As usual, the mount was placed on marks on the ground which quickly gives quite a good polar alignment if care is taken with the placement of the tripod feet.
Mount and focus control were done by AstroDMx Capture via an INDI server running on the imaging computer indoors.
Auto pulse-guiding was done by a separate Linux computer also running indoors (although it could have been done if required, on the imaging computer). The way we do it facilitates the involvement by two people. Although it would be possible to just leave the equipment to get on with the imaging, we prefer to be involved with both the imaging and the auto-guiding in real time.
AstroDMx Capture sent the mount with plate solving, to the star Altair for focusing with a Bahtinov mask.
PHD2 auto pulse guiding was set up and calibrated, and then optimised with Guiding assistant.
The Tulip nebula, SH2-101 has an HD star, HD 189777, conveniently placed within it. Once guiding had been established and guiding assistance performed, guiding was switched off and AstroDMx Capture sent the scope/mount to HD 189777 with repeated plate solves until an accuracy of 5 arc seconds was achieved. Then guiding was switched on again. This placed the Tulip nebula in the middle of the camera’s field of view.
AstroDMx Capture captured 1 hour’s worth of 5 minute exposures of the Tulip nebula and surrounding nebulosity using a H-alpha filter.
Using a negative preview
A meridian flip was performed with repeated plate solving until an accuracy of 5 arcseconds was achieved in the centering of HD 189777.
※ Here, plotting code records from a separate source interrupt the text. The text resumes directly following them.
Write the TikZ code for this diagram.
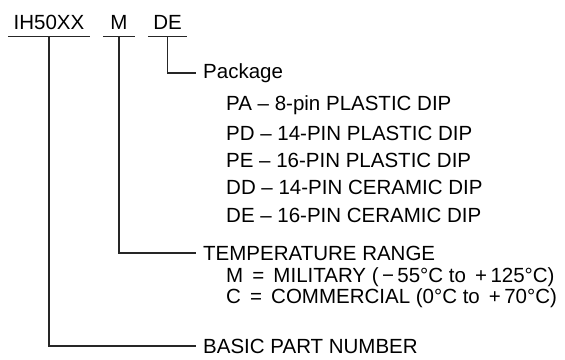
\documentclass[tikz,border=0pt]{standalone}
\usepackage{fontspec}
\setmainfont{Liberation Sans}
\usetikzlibrary{positioning}
\tikzset{
    field/.style={inner sep=0pt, minimum height=28pt, font=\fontsize{20.5}{24}\selectfont},
    desc/.style={anchor=west, inner xsep=7pt, inner ysep=0pt, font=\fontsize{20.5}{24}\selectfont},
    item/.style={anchor=west, inner sep=0pt, font=\fontsize{20.5}{24}\selectfont},
    leader/.style={line width=1.2pt, draw=black!85}
}
\begin{document}
\begin{tikzpicture}[x=1pt, y=-1pt]
        \useasboundingbox (0,0) rectangle (565,359);
        % part number fields
        \node[field, minimum width=82pt] (pn) at (49,22) {IH50XX};
        \node[field, minimum width=32pt] (temp) at (119,22) {M};
        \node[field, minimum width=39pt] (pkg) at (167.5,22) {DE};
        \draw[leader] (pn.south west) -- (pn.south east);
        \draw[leader] (temp.south west) -- (temp.south east);
        \draw[leader] (pkg.south west) -- (pkg.south east);
        % descriptions
        \node[desc] (pkgtitle) at (196,73) {Package};
        \node[item] (pa) at (226,105) {PA – 8-pin PLASTIC DIP};
        \node[item] (pd) at (226,133) {PD – 14-PIN PLASTIC DIP};
        \node[item] (pe) at (226,160) {PE – 16-PIN PLASTIC DIP};
        \node[item] (dd) at (226,187) {DD – 14-PIN CERAMIC DIP};
        \node[item] (de) at (226,215) {DE – 16-PIN CERAMIC DIP};
        \node[desc] (temptitle) at (196,253) {TEMPERATURE RANGE};
        \node[item] (mil) at (226,277) {M \,=\, MILITARY (\,−\,55°C to \,+\,125°C)};
        \node[item] (com) at (226,298) {C \,=\, COMMERCIAL (0°C to \,+\,70°C)};
        \node[desc] (basic) at (196,346) {BASIC PART NUMBER};
        % leaders
        \draw[leader] (pkg.south) |- (pkgtitle.west);
        \draw[leader] (temp.south) |- (temptitle.west);
        \draw[leader] (pn.south) |- (basic.west);
    \end{tikzpicture}
\end{document}
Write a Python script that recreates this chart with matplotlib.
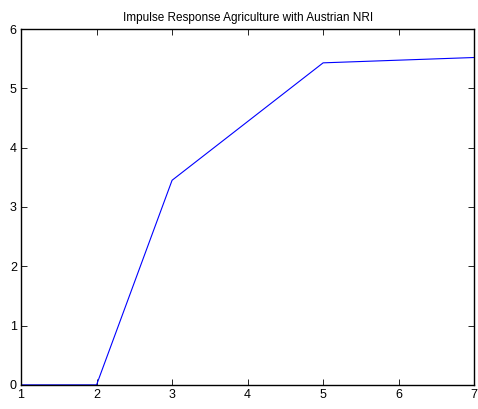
import matplotlib
matplotlib.use('Agg')
import matplotlib.pyplot as plt

# datos de la respuesta al impulso
periodos = [1, 2, 3, 5, 7]
respuesta = [0, 0, 3.45, 5.43, 5.52]

plt.rcParams['font.family'] = ['Liberation Sans', 'DejaVu Sans']

fig = plt.figure(figsize=(4.78, 4.09), dpi=100)
ax = fig.add_axes([0.044, 0.059, 0.948, 0.870])
ax.plot(periodos, respuesta, color='blue', linewidth=0.8)

ax.set_xlim(1, 7)
ax.set_ylim(0, 6)
ax.set_xticks(range(1, 8))
ax.set_yticks(range(0, 7))
ax.tick_params(direction='in', top=True, right=True, labelsize=9, length=4, width=0.6, pad=3)
for s in ax.spines.values():
    s.set_linewidth(1.0)
ax.set_title('Impulse Response Agriculture with Austrian NRI', fontsize=8.5, pad=6)

fig.savefig('out.png', dpi=100)
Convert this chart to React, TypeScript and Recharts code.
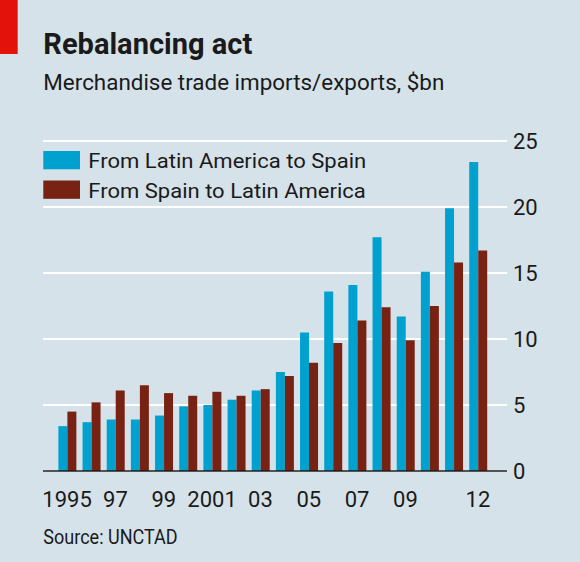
import React from 'react';
import { BarChart, Bar, XAxis, YAxis, CartesianGrid } from 'recharts';

const years = [
  '1995', '1996', '1997', '1998', '1999', '2000', '2001', '2002', '2003',
  '2004', '2005', '2006', '2007', '2008', '2009', '2010', '2011', '2012'
];
const latamToSpain = [3.4, 3.7, 3.9, 3.9, 4.2, 4.9, 5.0, 5.4, 6.1, 7.5, 10.5, 13.6, 14.1, 17.7, 11.7, 15.1, 19.9, 23.4];
const spainToLatam = [4.5, 5.2, 6.1, 6.5, 5.9, 5.7, 6.0, 5.7, 6.2, 7.2, 8.2, 9.7, 11.4, 12.4, 9.9, 12.5, 15.8, 16.7];
const yTicks = [0, 5, 10, 15, 20, 25];
const xTickLabels: Record<string, string> = {
  '1995': '1995', '1997': '97', '1999': '99', '2001': '2001', '2003': '03',
  '2005': '05', '2007': '07', '2009': '09', '2012': '12'
};

const series = [
  { key: 'latam', name: 'From Latin America to Spain', color: '#00a1cf', textLength: 278 },
  { key: 'spain', name: 'From Spain to Latin America', color: '#782213', textLength: 277.5 }
];

const BG = '#d6e2e9';
const INK = '#1a1a1a';
const FONT = 'Roboto, "DejaVu Sans", sans-serif';

const data = years.map((year, i) => ({
  year,
  latam: latamToSpain[i],
  spain: spainToLatam[i]
}));

const App: React.FC = () => {
  return (
    <div style={{ position: 'relative', width: 580, height: 562, background: BG, overflow: 'hidden' }}>
      <style>{'body{margin:0}'}</style>
      <BarChart
        width={580}
        height={562}
        data={data}
        margin={{ top: 141, right: 0, bottom: 0, left: 43 }}
        barCategoryGap="14%"
        barGap={0}
      >
        <CartesianGrid vertical={false} stroke="#ffffff" strokeWidth={2} />
        <XAxis
          dataKey="year"
          height={91}
          interval={0}
          padding={{ left: 12, right: 17 }}
          tickFormatter={(v: string) => xTickLabels[v] ?? ''}
          tick={{ fontSize: 22, fill: INK, fontFamily: FONT }}
          tickLine={false}
          tickSize={0}
          tickMargin={20}
          axisLine={{ stroke: INK, strokeWidth: 1.5 }}
        />
        <YAxis
          orientation="right"
          width={73}
          domain={[0, 25]}
          ticks={yTicks}
          tick={{ fontSize: 22, fill: INK, fontFamily: FONT, textAnchor: 'start' }}
          tickLine={false}
          tickSize={0}
          tickMargin={6}
          axisLine={false}
        />
        {series.map(s => (
          <Bar key={s.key} dataKey={s.key} name={s.name} fill={s.color} isAnimationActive={false} />
        ))}
      </BarChart>

      <svg
        width={580}
        height={562}
        style={{ position: 'absolute', left: 0, top: 0, pointerEvents: 'none' }}
      >
        <rect x={0} y={0} width={17.7} height={54} fill="#e3120b" />
        <text x={43.3} y={54} fontSize={29} fontWeight="bold" fill={INK} fontFamily={FONT}
          textLength={209} lengthAdjust="spacingAndGlyphs">
          Rebalancing act
        </text>
        <text x={43.3} y={90} fontSize={22.5} fill={INK} fontFamily={FONT}
          textLength={401} lengthAdjust="spacingAndGlyphs">
          Merchandise trade imports/exports, $bn
        </text>

        {series.map((s, i) => (
          <g key={s.key}>
            <rect x={43.3} y={151 + i * 29.5} width={36.7} height={18.3} fill={s.color} />
            <text x={88.3} y={168.3 + i * 30} fontSize={21} fill={INK} fontFamily={FONT}
              textLength={s.textLength} lengthAdjust="spacingAndGlyphs">
              {s.name}
            </text>
          </g>
        ))}

        <text x={43.3} y={544} fontSize={21} fill={INK} fontFamily={FONT}
          textLength={134.4} lengthAdjust="spacingAndGlyphs">
          Source: UNCTAD
        </text>
      </svg>
    </div>
  );
};

export default App;
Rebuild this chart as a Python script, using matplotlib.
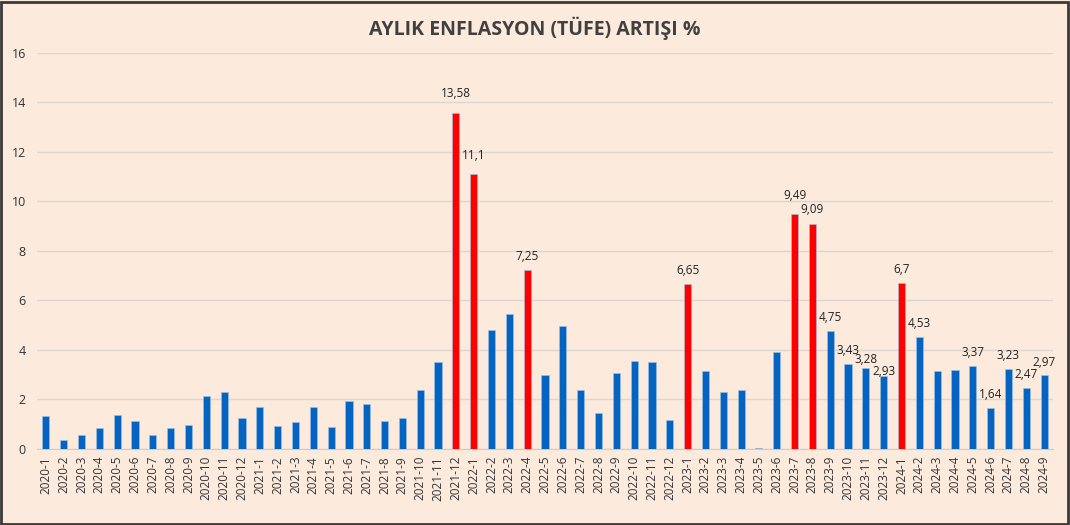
import matplotlib

matplotlib.use("Agg")
import matplotlib.pyplot as plt
from matplotlib.patches import Rectangle

# Monthly CPI change (%), 2020-1 .. 2024-9
months = [f"{year}-{m}" for year in range(2020, 2025) for m in range(1, 13)][:57]
values = [
    1.35, 0.35, 0.57, 0.85, 1.36, 1.13, 0.58, 0.86, 0.97, 2.13, 2.30, 1.25,
    1.68, 0.91, 1.08, 1.68, 0.89, 1.94, 1.80, 1.12, 1.25, 2.39, 3.51, 13.58,
    11.10, 4.81, 5.46, 7.25, 2.98, 4.95, 2.37, 1.46, 3.08, 3.54, 3.52, 1.18,
    6.65, 3.15, 2.29, 2.39, 0.04, 3.92, 9.49, 9.09, 4.75, 3.43, 3.28, 2.93,
    6.70, 4.53, 3.16, 3.18, 3.37, 1.64, 3.23, 2.47, 2.97,
]
highlighted = ["2021-12", "2022-1", "2022-4", "2023-1", "2023-7", "2023-8", "2024-1"]
labelled = [
    "2021-12", "2022-1", "2022-4", "2023-1", "2023-7", "2023-8", "2023-9",
    "2023-10", "2023-11", "2023-12", "2024-1", "2024-2", "2024-5", "2024-6",
    "2024-7", "2024-8", "2024-9",
]
# label gap above bar top (points), a few are squeezed in the original
label_gap = {"2021-12": 4, "2022-1": 4, "2023-7": 4, "2023-8": 1, "2023-11": -4, "2023-12": -6}

BG = "#fcebdd"
BLUE = "#0563c1"
RED = "#ff0000"

plt.rcParams["font.family"] = ["Open Sans", "DejaVu Sans"]

fig = plt.figure(figsize=(10.7, 5.25), dpi=100, facecolor=BG)
ax = fig.add_axes([0.0346, 0.1448, 0.9495, 0.7543])
ax.set_facecolor(BG)

x = range(len(months))
colors = [RED if m in highlighted else BLUE for m in months]
ax.bar(x, values, width=0.4, color=colors, edgecolor="#9dc3e6", linewidth=0.4, zorder=3)

for i, (m, v) in enumerate(zip(months, values)):
    if m in labelled:
        txt = f"{v:g}".replace(".", ",")
        ax.annotate(txt, (i, v), xytext=(0, 5 + label_gap.get(m, 0)), textcoords="offset points",
                    ha="center", va="bottom", fontsize=8.5, color="#222222", zorder=4)

ax.set_xlim(-0.5, len(months) - 0.5)
ax.set_ylim(0, 16)
ax.set_yticks(range(0, 17, 2))
ax.set_xticks(list(x))
ax.set_xticklabels(months, rotation=90, fontsize=8.5, color="#333333")
ax.tick_params(axis="y", labelsize=9, colors="#333333", length=0, pad=8)
ax.tick_params(axis="x", length=0, pad=5)
ax.grid(axis="y", color="#dcd6cf", linewidth=1.0, zorder=0)
for side in ["top", "right", "left"]:
    ax.spines[side].set_visible(False)
ax.spines["bottom"].set_color("#d0cbc5")

fig.text(0.5, 0.947, "AYLIK ENFLASYON (TÜFE) ARTIŞI %", ha="center", va="center",
         fontsize=14, fontweight="bold", color="#404040")

fig.patches.append(Rectangle((0.001, 0.002), 0.997, 0.995, transform=fig.transFigure,
                             fill=False, edgecolor="#3a3a3a", linewidth=2.0))

fig.savefig("out.png", dpi=100, facecolor=BG)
Then 40 minutes worth of 5 minute exposures were captured using an OIII filter and 50 minutes worth of 5 minute exposures using an SII filter. The number of frames captured was determined by available time and occasional cloud ingress.
Matching Dark frames, Flat fields, Dark Flats and Bias frames were also captured.
The three data sets were calibrated and stacked in Deep Sky Stacker using the best frame from the H-alpha images as the reference frame. This way, all three channels were perfectly co-aligned.
The images were processed in the Gimp 2.10, Starnet++ Gimp plugin, Neat image and Photoscape X Pro.
The Tulip nebula in the SHO Hubble palette
The Tulip nebula was rendered in all 6 of the possible palettes which are presented in the montage below. The Palettes are arranged in the montage according to the following table where H-alpha, OIII and SII are assigned to the RGB colour channels as shown. e.g. SHO means: S assigned to R; H assigned to G; and O assigned to B etc.
Palette Montage
There have been some slight delays in the development of AstroDMx Capture as we have been building a much more powerful Ryzen 9 zen-4 computer for software development. Development is now back on track, and with some improvements to exposure control, and SDK updates, the next release shouldn’t be too long.
Nicola has laid the groundwork for the implementation of the INDIGO framework, which will be the next major advance in this multi platform capture and control software.